BEGIN Data to use

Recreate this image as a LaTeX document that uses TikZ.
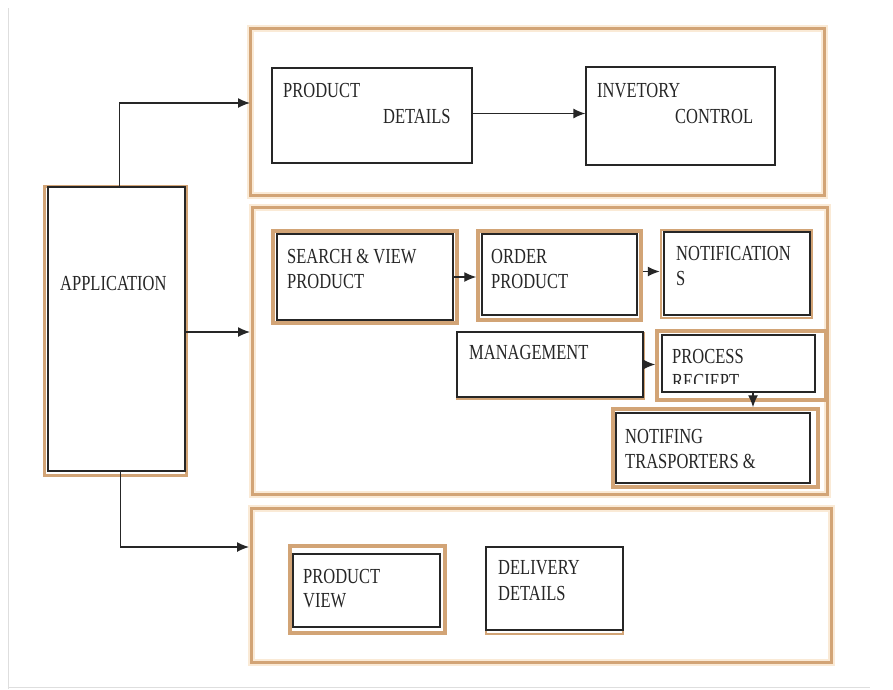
\documentclass[tikz,border=0pt]{standalone}
\usepackage{fontspec}
\setmainfont{Liberation Serif}
\usetikzlibrary{arrows.meta,fit}
\definecolor{orng}{RGB}{210,164,118}
\definecolor{glow}{RGB}{250,234,214}
\definecolor{ink}{RGB}{38,38,38}
\definecolor{frm}{RGB}{222,222,222}
\newcommand{\T}[1]{\scalebox{1}[1.3]{#1}}
\begin{document}
\begin{tikzpicture}[x=1pt,y=-1pt,
  cont/.style={draw=orng, line width=3pt, preaction={draw=glow,line width=7pt}, rectangle, inner sep=0pt},
  orb/.style={draw=orng, line width=3.5pt, fill=white, rectangle, inner sep=0pt},
  blk/.style={draw=ink, line width=1.3pt, fill=white, rectangle, inner sep=0pt},
  txt/.style={anchor=base west, inner sep=0pt, text=ink, font=\fontsize{16.5}{20}\selectfont},
  arr/.style={draw=ink, line width=1.3pt, -{Latex[length=12pt,width=10pt]}}]
\useasboundingbox (0,0) rectangle (893,689);
\fill[white] (0,0) rectangle (893,689);
% faint frame
\draw[frm, line width=1pt] (8,8) -- (8,689);
\draw[frm, line width=1pt] (8,687) -- (870,687);
% containers
\node[cont, fit={(250,28) (824,195)}] (c1) {};
\node[cont, fit={(252,207) (827,494)}] (c2) {};
\node[cont, fit={(251,508) (831,662)}] (c3) {};
% application
\node[orb, line width=3pt, fit={(44,186) (186,475)}] (appo) {};
\node[blk, fit={(48,187) (185,471)}] (app) {};
% top group
\node[blk, fit={(272,68) (472,163)}] (pd) {};
\node[blk, fit={(586,67) (775,165)}] (inv) {};
% middle group
\node[orb, fit={(273,231) (457,323)}] (svo) {};
\node[blk, fit={(277,234) (453,320)}] (sv) {};
\node[orb, fit={(478,231) (641,320)}] (opo) {};
\node[blk, fit={(482,234) (637,315)}] (op) {};
\node[orb, line width=2.5pt, fit={(661,230) (812,318)}] (nto) {};
\node[blk, fit={(664,232) (810,315)}] (nt) {};
\node[orb, line width=2pt, fit={(457,333) (644,399)}] (mgo) {};
\node[blk, fit={(457,332) (643,397)}] (mg) {};
\node[orb, fit={(657,331) (826,400)}] (pro) {};
\node[blk, fit={(662,335) (815,392)}] (pr) {};
\node[orb, fit={(613,409) (818,487)}] (nfo) {};
\node[blk, fit={(616,413) (810,483)}] (nf) {};
% bottom group
\node[orb, fit={(290,546) (445,633)}] (pvo) {};
\node[blk, fit={(293,554) (440,627)}] (pv) {};
\node[orb, line width=2.5pt, fit={(486,549) (623,634)}] (dlo) {};
\node[blk, fit={(486,547) (623,630)}] (dl) {};
% texts
\node[txt] (tapp) at (60,290) {\T{APPLICATION}};
\node[txt] (tpd1) at (283,97) {\T{PRODUCT}};
\node[txt] (tpd2) at (383,123) {\T{DETAILS}};
\node[txt] (tin1) at (597,97) {\T{INVETORY}};
\node[txt] (tin2) at (675,123) {\T{CONTROL}};
\node[txt] (tsv1) at (287,263) {\T{SEARCH \& VIEW}};
\node[txt] (tsv2) at (287,288) {\T{PRODUCT}};
\node[txt] (top1) at (491,263) {\T{ORDER}};
\node[txt] (top2) at (491,288) {\T{PRODUCT}};
\node[txt] (tnt1) at (676,260) {\T{NOTIFICATION}};
\node[txt] (tnt2) at (676,285) {\T{S}};
\node[txt] (tmg) at (469,359) {\T{MANAGEMENT}};
\node[txt] (tpr1) at (672,363) {\T{PROCESS}};
\begin{scope}
\clip (662,368) rectangle (815,383);
\node[txt] (tpr2) at (672,388) {\T{RECIEPT}};
\end{scope}
\node[txt] (tnf1) at (625,443) {\T{NOTIFING}};
\node[txt] (tnf2) at (625,468) {\T{TRASPORTERS \&}};
\node[txt] (tpv1) at (303,583) {\T{PRODUCT}};
\node[txt] (tpv2) at (303,607) {\T{VIEW}};
\node[txt] (tdl1) at (498,574) {\T{DELIVERY}};
\node[txt] (tdl2) at (498,600) {\T{DETAILS}};
% connectors
\coordinate (e1) at (250,103);
\coordinate (e2) at (250,332);
\coordinate (e3) at (249,547);
\draw[arr] ([xshift=3pt]app.north) |- (e1);
\draw[arr] (app.east |- e2) -- (e2);
\draw[arr] ([xshift=4pt]app.south) |- (e3);
\draw[arr] ([yshift=2pt]pd.east) -- ([yshift=2pt]pd.east -| inv.west);
\draw[arr] (sv.east) -- (sv.east -| opo.west);
\draw[arr] ([yshift=4pt]opo.east) -- ([yshift=4pt]opo.east -| nto.west);
\draw[arr] (mg.east) -- (mg.east -| pro.west);
\draw[arr] ([xshift=14.5pt]pr.south) -- ([xshift=14.5pt]pr.south |- nfo.north);
\end{tikzpicture}
\end{document}
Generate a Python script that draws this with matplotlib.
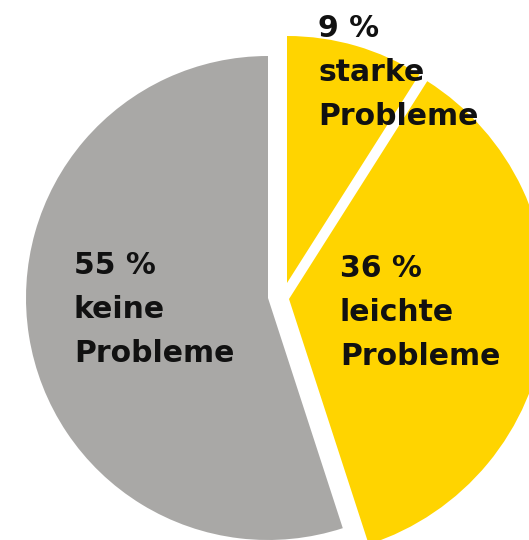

END Data to use

### What you are asked to do
Count every line above that holds the string "this" and give the total, nothing more.

### Task result
2